Aldrin Brown of the Orange County Register reports on the case of Palestinian-American Tawfiq Mohamad Mousa in an article titled “O.C. man quizzed in federal probe.” Excerpt:
A Palestinian-born Anaheim businessman jailed in Santa Ana on federal charges could be among the first known U.S. citizens targeted by the FBI’s expanding terrorism investigation, his attorney said.
Tawfiq Mohamad Mousa, 40, is scheduled to appear before a federal judge Tuesday in his third attempt to be released on bail pending the outcome of his case.
Mousa, a naturalized U.S. citizen who has lived in Orange County about 20 years, agreed to take a lie detector test and has been questioned repeatedly by federal agents about ties to al-Qaida and other terrorist groups, said his attorney, Alex R. Kessel. Kessel said his client passed the lie detector test.
“I think Mr. Mousa is unfortunately caught up in their net but has not given any indication that he has any involvement with terrorism,” Kessel said during an interview. “Good, hardworking Arabic and Muslim people are getting caught up in the wide net the FBI is casting in its search for “terrorists.”

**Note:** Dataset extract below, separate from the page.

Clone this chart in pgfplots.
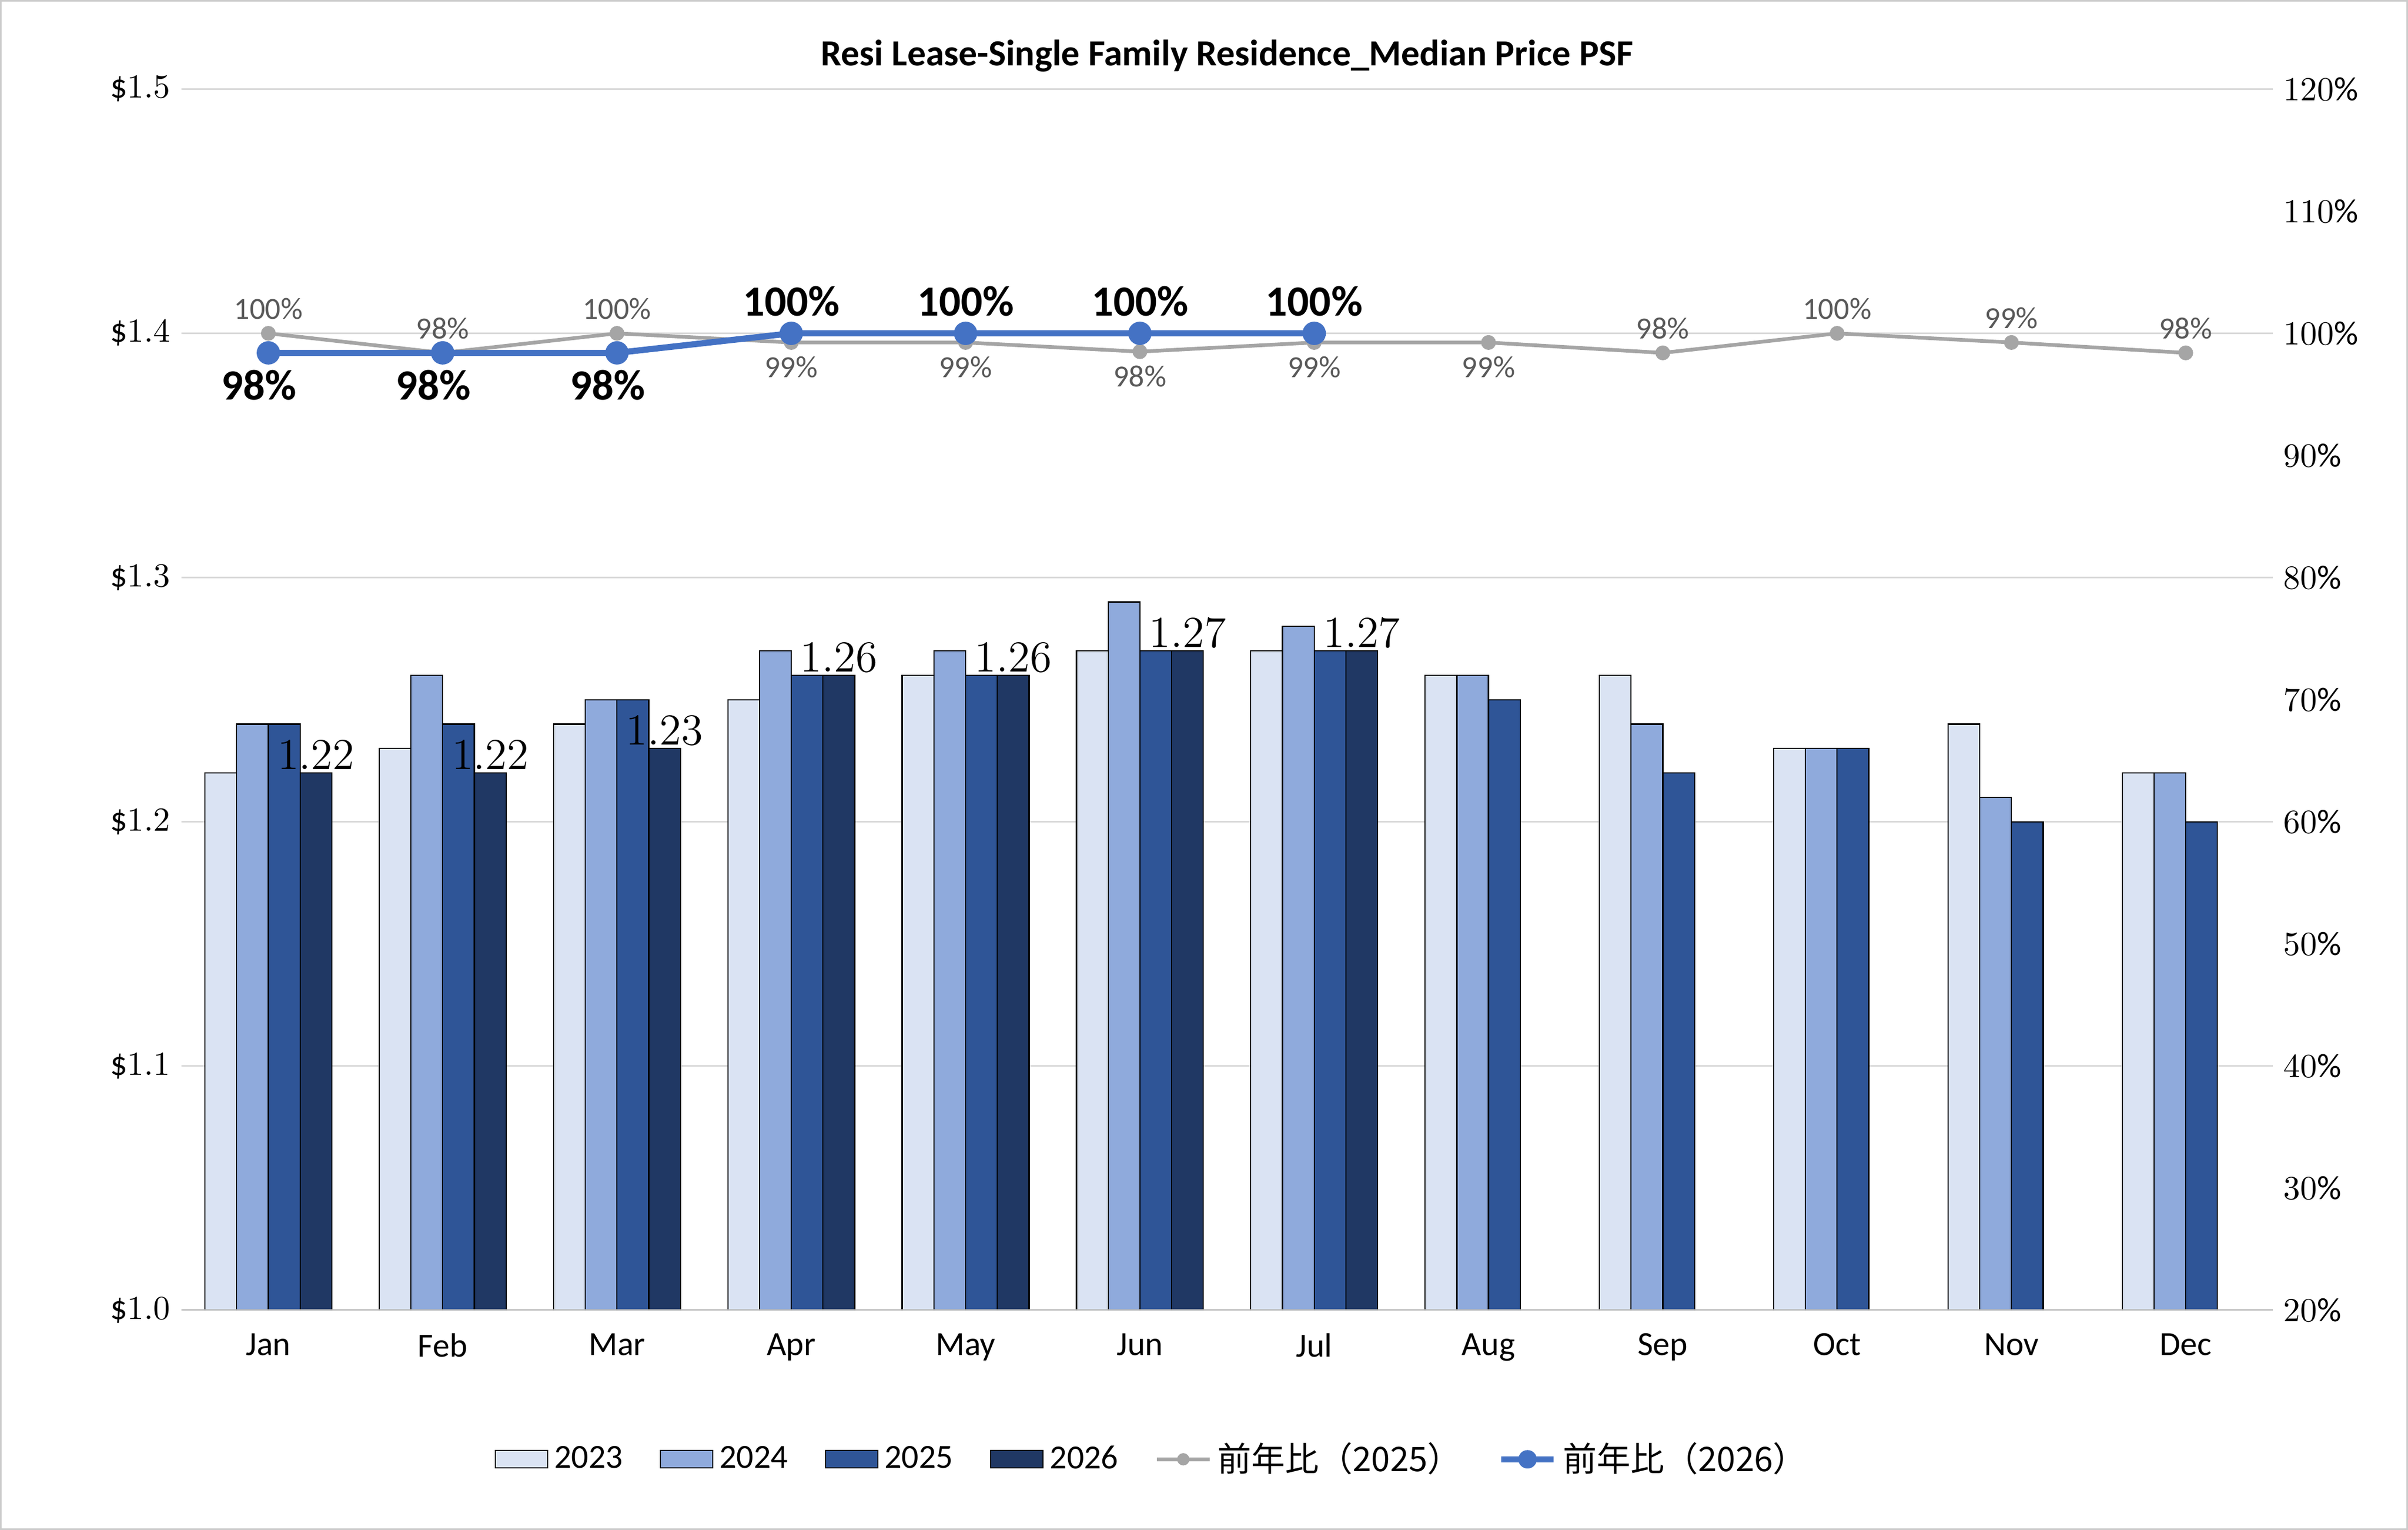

Mousa has been held in jail since his indictment Oct. 24, accusing him of making bank deposits beginning Sept. 11 of more than $188,000 in small chunks, to avoid filing currency-transaction reports, according to an arrest and search warrant affidavit.

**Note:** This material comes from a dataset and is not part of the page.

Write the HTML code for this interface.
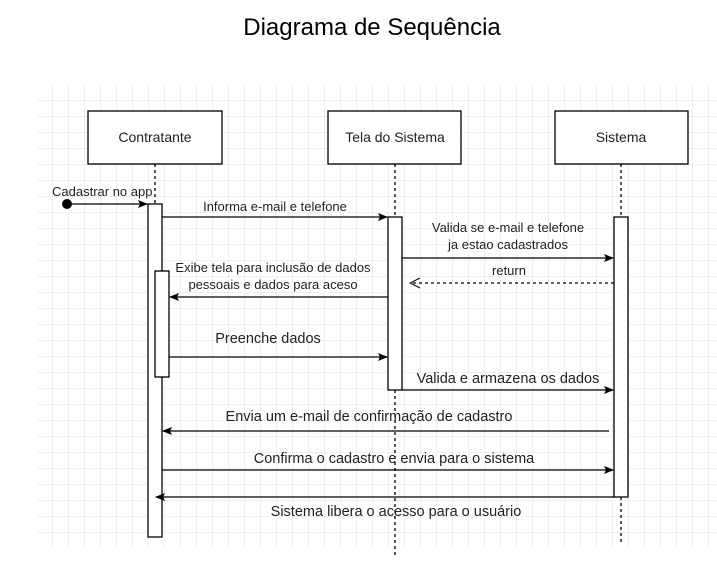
<!DOCTYPE html>
<html><head><meta charset="utf-8"><style>
html,body{margin:0;padding:0;background:#fff;}
body{width:717px;height:558px;overflow:hidden;position:relative;}
</style></head><body>
<svg width="717" height="558" xmlns="http://www.w3.org/2000/svg" font-family="Liberation Sans, Arial, sans-serif">
<defs>
<pattern id="g" width="16" height="16" patternUnits="userSpaceOnUse" x="37" y="85">
<path d="M16 0V16M0 16H16" fill="none" stroke="#e2e2e2" stroke-width="1"/>
</pattern>
<marker id="a" markerWidth="10" markerHeight="10" refX="9" refY="5" orient="auto" markerUnits="userSpaceOnUse">
<path d="M0,1 L10,5 L0,9 L2,5 z" fill="#000"/>
</marker>
<marker id="o" markerWidth="12" markerHeight="12" refX="11" refY="6" orient="auto" markerUnits="userSpaceOnUse">
<path d="M1,1 L11,6 L1,11" fill="none" stroke="#000" stroke-width="1"/>
</marker>
</defs>
<text x="372" y="35" font-size="24" text-anchor="middle" fill="#000">Diagrama de Sequência</text>
<rect x="37" y="85" width="680" height="462" fill="url(#g)"/>
<g stroke="#000" stroke-width="1.3" fill="none">
<path d="M155 164V204M395 164V217M621 164V217M395 390V558M621 497V545" stroke-dasharray="3,3"/>
</g>
<g fill="#fff" stroke="#000" stroke-width="1.3">
<rect x="88" y="111" width="134" height="53"/>
<rect x="328" y="111" width="133" height="53"/>
<rect x="555" y="111" width="133" height="53"/>
<rect x="148" y="204" width="14" height="333"/>
<rect x="155" y="271" width="14" height="106"/>
<rect x="388" y="217" width="14" height="173"/>
<rect x="614" y="217" width="14" height="280"/>
</g>
<g font-size="14" text-anchor="middle" fill="#222">
<text x="155" y="142">Contratante</text>
<text x="395" y="142">Tela do Sistema</text>
<text x="621" y="142">Sistema</text>
</g>
<circle cx="67" cy="204" r="5" fill="#000"/>
<g stroke="#000" stroke-width="1.3" fill="none">
<line x1="67" y1="204" x2="147" y2="204" marker-end="url(#a)"/>
<line x1="162" y1="217" x2="387" y2="217" marker-end="url(#a)"/>
<line x1="402" y1="258" x2="613" y2="258" marker-end="url(#a)"/>
<line x1="614" y1="283" x2="410" y2="283" stroke-dasharray="3,3" marker-end="url(#o)"/>
<line x1="388" y1="297" x2="170" y2="297" marker-end="url(#a)"/>
<line x1="169" y1="357" x2="387" y2="357" marker-end="url(#a)"/>
<line x1="402" y1="390" x2="613" y2="390" marker-end="url(#a)"/>
<line x1="609" y1="431" x2="163" y2="431" marker-end="url(#a)"/>
<line x1="162" y1="470" x2="613" y2="470" marker-end="url(#a)"/>
<line x1="614" y1="497" x2="156" y2="497" marker-end="url(#a)"/>
</g>
<g font-size="13" fill="#222" text-anchor="middle">
<text x="52" y="196" text-anchor="start">Cadastrar no app</text>
<text x="275" y="211">Informa e-mail e telefone</text>
<text x="508" y="232">Valida se e-mail e telefone</text>
<text x="508" y="249">ja estao cadastrados</text>
<text x="509" y="275">return</text>
<text x="273" y="272">Exibe tela para inclusão de dados</text>
<text x="273" y="289">pessoais e dados para aceso</text>
</g>
<g font-size="14.5" fill="#222" text-anchor="middle">
<text x="268" y="343">Preenche dados</text>
<text x="508" y="383">Valida e armazena os dados</text>
<text x="369" y="421">Envia um e-mail de confirmação de cadastro</text>
<text x="394" y="463">Confirma o cadastro e envia para o sistema</text>
<text x="396" y="516">Sistema libera o acesso para o usuário</text>
</g>
</svg>
</body></html>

During an investigation of those transactions, bank officials told FBI agents that Mousa previously wired money totaling about $200,000 to an unspecified bank in Israel between May 8 and July 25 — also in small chunks, the court papers showed.
Federal law requires the filing of a currency report for any transaction over $10,000. Deliberately avoiding the reports by moving money in smaller increments is a crime known as “money structuring.” All of Mousa’s alleged deposits and wire transfers were between $9,000 and $10,000.